God wants to guard my heart. He desires to protect me from pursuing a path that will hurt myself and others. He is continually asking me to consider his way, his perspective.

God is reality. He is the author of beauty, love, and life. God knows me better than I know myself. God sees, God knows, and most importantly God loves!

This is the most amazing story I’ve ever heard. God knows me, the depths of me, the darkness of me, and yet he loves me. While others rejected me, while I rejected myself, God came to me, held me in the midst of my sin sick suffering, and loved me.

Not only did God love me, but he rescued me, he pulled me to a rock that was higher than myself, he gave me a right standing I did not earn and could not earn. He gave me righteousness as a grace gift.

Instead of judgement, I received favor. Instead of death, I was given life. He clothed me when I was naked, he comforted me in the midst of my despair. He gave me a new song to sing. He gave me the song of a newborn child, the song of a softened heart, a tender soul.

God loved me when I was unlovable. He gave my life meaning, hope, and healing. God ushered me into a kingdom of love. He made me a son in his kingdom and he gave me the sacred task of taking his rescuing love to others.

God is love and my purpose is rooted in that love. Let the politicians fight for a piece of the crumbling kingdoms of man. I choose to build a better kingdom. I choose to allow the love of God to constrain and define my very life and existence.

If the task is not rooted in God’s love, then it is not my task. If the mission does not exude God’s grace and goodness, then I decline the assignment.

Love is a lasting truth. Love is a transformational truth. Love is the reason for the existence of every Christian. If I lose the assignment of love, then I lose the reason for my name. I am a Christ follower. I love, because he first loved me.

Consequently, my language must be a language of love. If a am known for anything, I must be known for my love. If I am not known for my love, then I do not serve Christ. If I am not known for my love, then the love of Christ is not in me.

In 1 Corinthians 13 the Apostle Paul writes the following rebuke to a church full of self-righteous Christ followers.

“If I speak in the tongues of men and of angels, but have not love, I am a noisy gong or a clanging cymbal. And if I have prophetic powers, and understand all mysteries and all knowledge, and if I have all faith, so as to remove mountains, but have not love, I am nothing. If I give away all I have, and if I deliver up my body to be burned, but have not love, I gain nothing.”

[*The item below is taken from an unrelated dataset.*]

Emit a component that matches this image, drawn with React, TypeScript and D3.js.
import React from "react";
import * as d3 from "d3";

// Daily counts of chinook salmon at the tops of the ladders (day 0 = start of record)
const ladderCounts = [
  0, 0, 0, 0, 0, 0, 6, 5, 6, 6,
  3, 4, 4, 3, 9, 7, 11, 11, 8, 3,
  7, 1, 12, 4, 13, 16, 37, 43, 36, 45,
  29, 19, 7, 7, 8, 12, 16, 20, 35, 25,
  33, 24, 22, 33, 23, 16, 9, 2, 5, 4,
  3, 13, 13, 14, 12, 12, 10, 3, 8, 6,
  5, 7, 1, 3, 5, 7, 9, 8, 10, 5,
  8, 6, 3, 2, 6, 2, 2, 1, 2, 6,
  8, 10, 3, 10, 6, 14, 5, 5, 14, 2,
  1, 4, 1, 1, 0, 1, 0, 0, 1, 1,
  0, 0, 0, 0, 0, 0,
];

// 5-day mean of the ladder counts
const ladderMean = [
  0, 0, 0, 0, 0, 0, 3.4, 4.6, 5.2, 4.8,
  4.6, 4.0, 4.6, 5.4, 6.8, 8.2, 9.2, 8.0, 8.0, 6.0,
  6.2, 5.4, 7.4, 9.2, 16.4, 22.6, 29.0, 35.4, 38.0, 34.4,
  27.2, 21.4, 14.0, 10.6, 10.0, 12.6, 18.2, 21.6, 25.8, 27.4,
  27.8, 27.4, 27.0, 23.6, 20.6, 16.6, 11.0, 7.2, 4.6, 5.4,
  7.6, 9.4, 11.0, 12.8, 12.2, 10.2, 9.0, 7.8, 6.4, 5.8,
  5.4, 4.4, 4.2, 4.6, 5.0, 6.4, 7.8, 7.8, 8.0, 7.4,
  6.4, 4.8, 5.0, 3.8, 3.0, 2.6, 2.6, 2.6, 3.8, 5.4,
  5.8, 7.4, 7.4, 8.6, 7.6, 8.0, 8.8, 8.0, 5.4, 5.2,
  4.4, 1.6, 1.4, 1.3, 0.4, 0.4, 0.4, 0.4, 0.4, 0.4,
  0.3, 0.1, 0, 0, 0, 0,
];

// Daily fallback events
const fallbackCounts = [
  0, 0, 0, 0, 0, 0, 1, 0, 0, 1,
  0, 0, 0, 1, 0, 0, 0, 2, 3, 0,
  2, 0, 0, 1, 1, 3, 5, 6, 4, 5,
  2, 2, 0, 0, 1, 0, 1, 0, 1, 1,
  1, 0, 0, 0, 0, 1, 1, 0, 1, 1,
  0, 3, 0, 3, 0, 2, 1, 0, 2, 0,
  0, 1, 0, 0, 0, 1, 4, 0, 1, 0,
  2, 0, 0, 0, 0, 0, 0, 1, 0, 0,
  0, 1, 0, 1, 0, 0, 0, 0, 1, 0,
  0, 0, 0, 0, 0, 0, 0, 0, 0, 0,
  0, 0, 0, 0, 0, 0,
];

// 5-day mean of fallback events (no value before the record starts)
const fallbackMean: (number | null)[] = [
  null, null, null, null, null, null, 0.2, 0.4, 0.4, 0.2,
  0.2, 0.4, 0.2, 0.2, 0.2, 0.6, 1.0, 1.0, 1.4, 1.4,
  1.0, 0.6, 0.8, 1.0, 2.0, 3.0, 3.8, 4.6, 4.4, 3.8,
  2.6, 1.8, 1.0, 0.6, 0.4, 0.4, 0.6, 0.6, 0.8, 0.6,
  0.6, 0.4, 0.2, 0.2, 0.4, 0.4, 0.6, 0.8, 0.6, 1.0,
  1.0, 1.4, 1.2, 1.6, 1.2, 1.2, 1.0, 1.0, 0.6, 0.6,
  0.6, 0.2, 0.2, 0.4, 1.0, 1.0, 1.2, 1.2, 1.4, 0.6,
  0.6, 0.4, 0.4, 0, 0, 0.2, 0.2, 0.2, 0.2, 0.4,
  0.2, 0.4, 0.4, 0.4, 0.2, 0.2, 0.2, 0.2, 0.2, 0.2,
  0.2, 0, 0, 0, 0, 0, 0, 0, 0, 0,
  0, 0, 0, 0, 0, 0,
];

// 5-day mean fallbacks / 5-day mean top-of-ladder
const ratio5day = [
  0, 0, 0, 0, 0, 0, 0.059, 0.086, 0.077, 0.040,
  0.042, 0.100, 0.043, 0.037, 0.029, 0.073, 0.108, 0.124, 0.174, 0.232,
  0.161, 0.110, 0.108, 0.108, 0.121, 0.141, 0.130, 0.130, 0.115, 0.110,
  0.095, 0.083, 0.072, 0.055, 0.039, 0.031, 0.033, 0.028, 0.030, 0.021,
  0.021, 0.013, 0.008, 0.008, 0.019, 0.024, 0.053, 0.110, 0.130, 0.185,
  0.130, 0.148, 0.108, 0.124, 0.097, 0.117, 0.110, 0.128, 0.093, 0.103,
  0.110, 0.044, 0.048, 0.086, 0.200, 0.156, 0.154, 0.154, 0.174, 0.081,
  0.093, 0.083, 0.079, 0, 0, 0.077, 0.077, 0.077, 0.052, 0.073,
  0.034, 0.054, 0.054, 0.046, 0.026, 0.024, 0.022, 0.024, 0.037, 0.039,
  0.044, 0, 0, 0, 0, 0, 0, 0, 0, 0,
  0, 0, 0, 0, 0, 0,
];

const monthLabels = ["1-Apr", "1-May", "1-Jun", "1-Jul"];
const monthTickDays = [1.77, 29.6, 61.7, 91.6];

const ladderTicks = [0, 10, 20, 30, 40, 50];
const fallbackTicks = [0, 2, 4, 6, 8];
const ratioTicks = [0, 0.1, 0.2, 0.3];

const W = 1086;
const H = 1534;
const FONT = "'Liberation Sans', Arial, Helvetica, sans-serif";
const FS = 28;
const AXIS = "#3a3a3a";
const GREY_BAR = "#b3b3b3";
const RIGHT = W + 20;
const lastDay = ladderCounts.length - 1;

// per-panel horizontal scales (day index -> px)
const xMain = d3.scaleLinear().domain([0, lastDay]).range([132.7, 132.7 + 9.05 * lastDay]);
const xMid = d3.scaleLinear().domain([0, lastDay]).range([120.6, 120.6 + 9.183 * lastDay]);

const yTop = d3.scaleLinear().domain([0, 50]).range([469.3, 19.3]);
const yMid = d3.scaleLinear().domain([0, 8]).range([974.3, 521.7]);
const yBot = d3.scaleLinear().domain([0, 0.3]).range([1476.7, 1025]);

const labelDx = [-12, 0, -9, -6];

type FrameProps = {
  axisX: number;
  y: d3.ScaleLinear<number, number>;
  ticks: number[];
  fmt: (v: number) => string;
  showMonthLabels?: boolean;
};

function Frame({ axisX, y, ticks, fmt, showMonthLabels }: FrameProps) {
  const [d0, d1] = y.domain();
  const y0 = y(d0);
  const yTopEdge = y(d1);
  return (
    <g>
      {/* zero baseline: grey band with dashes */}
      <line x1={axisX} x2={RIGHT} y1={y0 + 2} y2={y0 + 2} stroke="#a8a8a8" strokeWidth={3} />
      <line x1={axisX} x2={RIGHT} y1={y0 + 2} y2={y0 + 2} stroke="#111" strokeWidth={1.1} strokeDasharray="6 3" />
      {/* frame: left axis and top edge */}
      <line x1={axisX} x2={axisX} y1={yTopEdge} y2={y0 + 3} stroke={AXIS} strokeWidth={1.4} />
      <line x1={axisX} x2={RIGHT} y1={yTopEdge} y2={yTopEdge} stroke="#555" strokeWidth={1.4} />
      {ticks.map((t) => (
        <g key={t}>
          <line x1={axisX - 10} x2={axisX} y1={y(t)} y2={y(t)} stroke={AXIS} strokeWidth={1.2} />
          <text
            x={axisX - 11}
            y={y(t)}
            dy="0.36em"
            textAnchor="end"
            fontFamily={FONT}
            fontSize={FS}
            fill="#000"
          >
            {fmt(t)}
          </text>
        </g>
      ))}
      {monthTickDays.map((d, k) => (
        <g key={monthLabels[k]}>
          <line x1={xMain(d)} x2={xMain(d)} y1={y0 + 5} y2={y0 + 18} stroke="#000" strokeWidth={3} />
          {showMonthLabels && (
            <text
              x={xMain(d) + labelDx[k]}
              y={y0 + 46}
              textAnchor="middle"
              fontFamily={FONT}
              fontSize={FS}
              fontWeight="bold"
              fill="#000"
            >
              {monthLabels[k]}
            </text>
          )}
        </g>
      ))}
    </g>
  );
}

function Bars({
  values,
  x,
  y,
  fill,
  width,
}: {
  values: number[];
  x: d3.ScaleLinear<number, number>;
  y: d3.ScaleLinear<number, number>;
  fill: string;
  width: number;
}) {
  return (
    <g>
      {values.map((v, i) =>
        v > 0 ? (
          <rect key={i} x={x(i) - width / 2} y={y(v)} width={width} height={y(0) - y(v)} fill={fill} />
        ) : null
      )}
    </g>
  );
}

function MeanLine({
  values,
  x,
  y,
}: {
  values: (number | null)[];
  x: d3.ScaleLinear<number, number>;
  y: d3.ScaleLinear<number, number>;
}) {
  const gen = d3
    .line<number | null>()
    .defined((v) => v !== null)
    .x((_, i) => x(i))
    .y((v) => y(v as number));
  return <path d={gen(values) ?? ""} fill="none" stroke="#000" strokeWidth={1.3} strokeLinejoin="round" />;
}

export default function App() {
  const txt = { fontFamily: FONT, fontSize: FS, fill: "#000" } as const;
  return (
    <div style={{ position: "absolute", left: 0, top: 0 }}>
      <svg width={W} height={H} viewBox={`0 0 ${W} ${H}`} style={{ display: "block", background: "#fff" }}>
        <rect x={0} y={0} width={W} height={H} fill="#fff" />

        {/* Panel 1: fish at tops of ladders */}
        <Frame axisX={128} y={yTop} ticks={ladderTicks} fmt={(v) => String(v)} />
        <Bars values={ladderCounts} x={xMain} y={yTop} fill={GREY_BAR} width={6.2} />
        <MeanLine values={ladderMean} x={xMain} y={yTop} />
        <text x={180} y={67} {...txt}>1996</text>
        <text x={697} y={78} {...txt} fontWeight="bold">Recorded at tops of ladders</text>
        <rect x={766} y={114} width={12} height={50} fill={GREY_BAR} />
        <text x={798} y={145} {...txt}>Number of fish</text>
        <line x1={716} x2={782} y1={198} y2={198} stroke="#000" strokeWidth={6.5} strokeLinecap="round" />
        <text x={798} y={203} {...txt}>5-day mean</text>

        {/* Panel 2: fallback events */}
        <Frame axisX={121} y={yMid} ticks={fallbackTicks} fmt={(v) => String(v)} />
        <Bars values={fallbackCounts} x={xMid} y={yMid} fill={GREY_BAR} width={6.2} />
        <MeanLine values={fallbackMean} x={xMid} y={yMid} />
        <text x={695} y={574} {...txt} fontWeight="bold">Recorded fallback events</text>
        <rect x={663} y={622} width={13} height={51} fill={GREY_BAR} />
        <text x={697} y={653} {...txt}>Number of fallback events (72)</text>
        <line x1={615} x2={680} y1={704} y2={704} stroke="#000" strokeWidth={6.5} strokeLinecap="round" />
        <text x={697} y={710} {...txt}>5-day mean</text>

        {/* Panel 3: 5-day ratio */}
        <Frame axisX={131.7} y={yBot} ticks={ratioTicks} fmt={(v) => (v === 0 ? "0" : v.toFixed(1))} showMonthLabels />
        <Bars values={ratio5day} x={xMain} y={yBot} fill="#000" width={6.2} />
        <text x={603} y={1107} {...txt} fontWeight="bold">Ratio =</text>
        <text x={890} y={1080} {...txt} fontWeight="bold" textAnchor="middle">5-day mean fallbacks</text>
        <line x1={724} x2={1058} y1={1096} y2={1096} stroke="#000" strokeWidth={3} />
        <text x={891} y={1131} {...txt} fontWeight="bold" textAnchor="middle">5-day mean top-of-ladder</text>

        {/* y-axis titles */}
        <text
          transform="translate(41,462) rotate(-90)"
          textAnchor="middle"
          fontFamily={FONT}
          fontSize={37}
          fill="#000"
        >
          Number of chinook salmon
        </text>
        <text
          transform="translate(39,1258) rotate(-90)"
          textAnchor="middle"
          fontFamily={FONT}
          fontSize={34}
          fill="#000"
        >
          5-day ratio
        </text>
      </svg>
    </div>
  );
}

In other words, without love, my righteous opinions, words, and actions mean absolutely nothing. The goal of my life is not to stand for what’s right, but to demonstrate my right standing through the power of love.

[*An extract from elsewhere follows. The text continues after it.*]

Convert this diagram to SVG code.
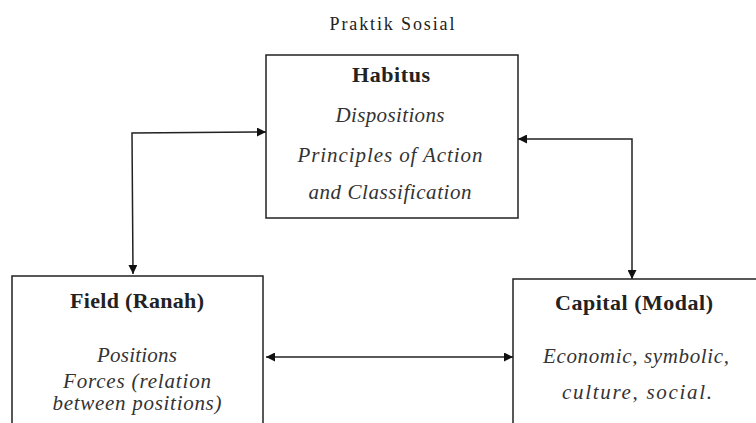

1 John 4:7-12 says it best:

“Beloved, let us love one another, for love is from God, and whoever loves has been born of God and knows God. Anyone who does not love does not know God, because God is love. In this the love of God was made manifest among us, that God sent his only Son into the world, so that we might live through him. In this is love, not that we have loved God but that he loved us and sent his Son to be the propitiation for our sins. Beloved, if God so loved us, we also ought to love one another. No one has ever seen God; if we love one another, God abides in us and his love is perfected in us.”

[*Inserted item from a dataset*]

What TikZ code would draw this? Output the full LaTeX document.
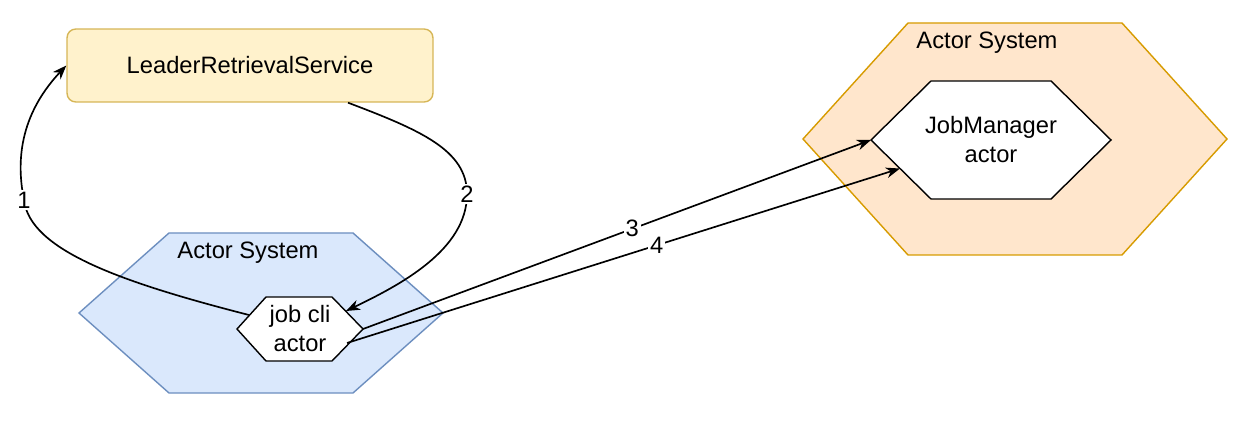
\documentclass[tikz,border=0pt]{standalone}
\usepackage{fontspec}
\setmainfont{Liberation Sans}
\usepackage{xcolor}
\usepackage{tikz}
\usetikzlibrary{
  positioning, arrows.meta
}
\definecolor{lrsfill}{HTML}{FFF2CC}
\definecolor{lrsline}{HTML}{D6B656}
\definecolor{clientfill}{HTML}{DAE8FC}
\definecolor{clientline}{HTML}{6C8EBF}
\definecolor{jmfill}{HTML}{FFE6CC}
\definecolor{jmline}{HTML}{D79B00}
\tikzset{
  txt/.style={font=\fontsize{13.5}{16.5}\selectfont},
  service/.style={
    draw=lrsline, fill=lrsfill, rounded corners=5pt, line width=0.8pt,
    minimum width=7.32cm, minimum height=1.46cm,
    align=center, txt
  },
  hexagon/.style={draw=#1, line width=0.8pt, line join=miter},
  actorname/.style={align=center, inner sep=1pt, txt},
  arrow/.style={-{Stealth[length=8pt, width=6pt, inset=2.5pt]}, line width=0.95pt},
  lbl/.style={fill=white, inner sep=1pt, txt}
}

\begin{document}
\begin{tikzpicture}[x=0.02cm, y=-0.02cm]
\useasboundingbox (0,0) rectangle (1248,422);

%% ── Leader retrieval service ─────────────────────────────────
\node[service] (lrs) at (250,65.5) {LeaderRetrievalService};

%% ── Client actor system ──────────────────────────────────────
\draw[hexagon=clientline, fill=clientfill]
  (79,313) -- (169,233) -- (353,233) -- (443,313) -- (353,393) -- (169,393) -- cycle;
\node[txt] (clientlbl) at (248,253) {Actor System};

\draw[hexagon=black, fill=white]
  (237,329) -- (266,297) -- (332,297) -- (363,329) -- (332,361) -- (266,361) -- cycle;
\node[actorname] (jobcli) at (300,329) {job cli\\actor};
\coordinate (jobcli-nw) at (249,315);
\coordinate (jobcli-ne) at (346,311);
\coordinate (jobcli-e) at (363,329);
\coordinate (jobcli-se) at (347,343);

%% ── JobManager actor system ──────────────────────────────────
\draw[hexagon=jmline, fill=jmfill]
  (803,139) -- (908,23) -- (1122,23) -- (1227,139) -- (1122,255) -- (908,255) -- cycle;
\node[txt] (jmlbl) at (987,43) {Actor System};

\draw[hexagon=black, fill=white]
  (871,140) -- (931,81) -- (1051,81) -- (1111,140) -- (1051,199) -- (931,199) -- cycle;
\node[actorname] (jobmgr) at (991,140) {JobManager\\actor};
\coordinate (jobmgr-w) at (871,140);
\coordinate (jobmgr-sw) at (900,168.5);

%% ── Messages ─────────────────────────────────────────────────
\draw[arrow] (jobcli-nw) .. controls (120,282) and (30,250) .. (24,200) node[lbl] {1}
  .. controls (18,170) and (15,120) .. (lrs.west);
\draw[arrow] (lrs) .. controls (420,130) and (467,150) .. (467,194) node[lbl] {2}
  .. controls (467,250) and (400,285) .. (jobcli-ne);
\draw[arrow] (jobcli-e) -- node[lbl, pos=0.53] {3} (jobmgr-w);
\draw[arrow] (jobcli-se) -- node[lbl, pos=0.56] {4} (jobmgr-sw);

\end{tikzpicture}
\end{document}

With this reality in mind, today I will choose the path of love. I invite you to join me.

Doug Bursch blogs at www.fairlyspiritual.org. You can read his tweetings at Fairlyspiritual.

Donate to The Moderate Voice

Share This

Sponsors

468 ad

8 Comments

  1. slamfu

    Why is it so hard to keep all the negative emotions out? We have it very good here. Things are stressful now, but at the end of the day I’ve got good health, a good brain, decent looks, and live in a nation where I don’t have to worry about running out of food or armed bandits storming my village and killing me and my loved ones. There are far too many people in the world that can’t say the same through no fault of their own.

    And then I read something like this which reminds me that its all just a matter of perspective, and mine needs a serious adjustment on occasion. Thanks for the post. I am going to try to make it the rest of the day with some love in my heart. And then we’ll see about tomorrow.

  2. JDave

    Yes, yes Slamfu and Doug!

  3. Thanks for the comments. Ultimately, I’m just trying to express how I click, knowing that some may relate or at least have a better understanding of what makes me tick.

  4. DORIAN DE WIND, Military Affairs Columnist

    Very nice, Doug.

    Thank you,

    Dorian

  5. DR. CLARISSA PINKOLA ESTÉS, Managing Editor of TMV, and Columnist

    what’d I tell you Doug. Thank you. Appreciate it. Bless us all until we mess up, then bless us even more.

  6. zephyr

    “..and live in a nation where I don’t have to worry about running out of food or armed bandits storming my village..”

    Not today anyway. Tormorrow? Who Knows. God is playing his cards close to his chest.

  7. dduck

    Doug, please bear in mind we “love” your secular stuff.

  8. JDave

    “… until we mess up, then bless us even more.”

    Amen sister! Expanding a bit, even our most venerated saints knew they messed up all the time. Some would see this as negativism, or “enough religion to make us miserable,” but the saints didn’t see it that way, and I don’t think we should either. True, honest humility is neither negative nor miserable.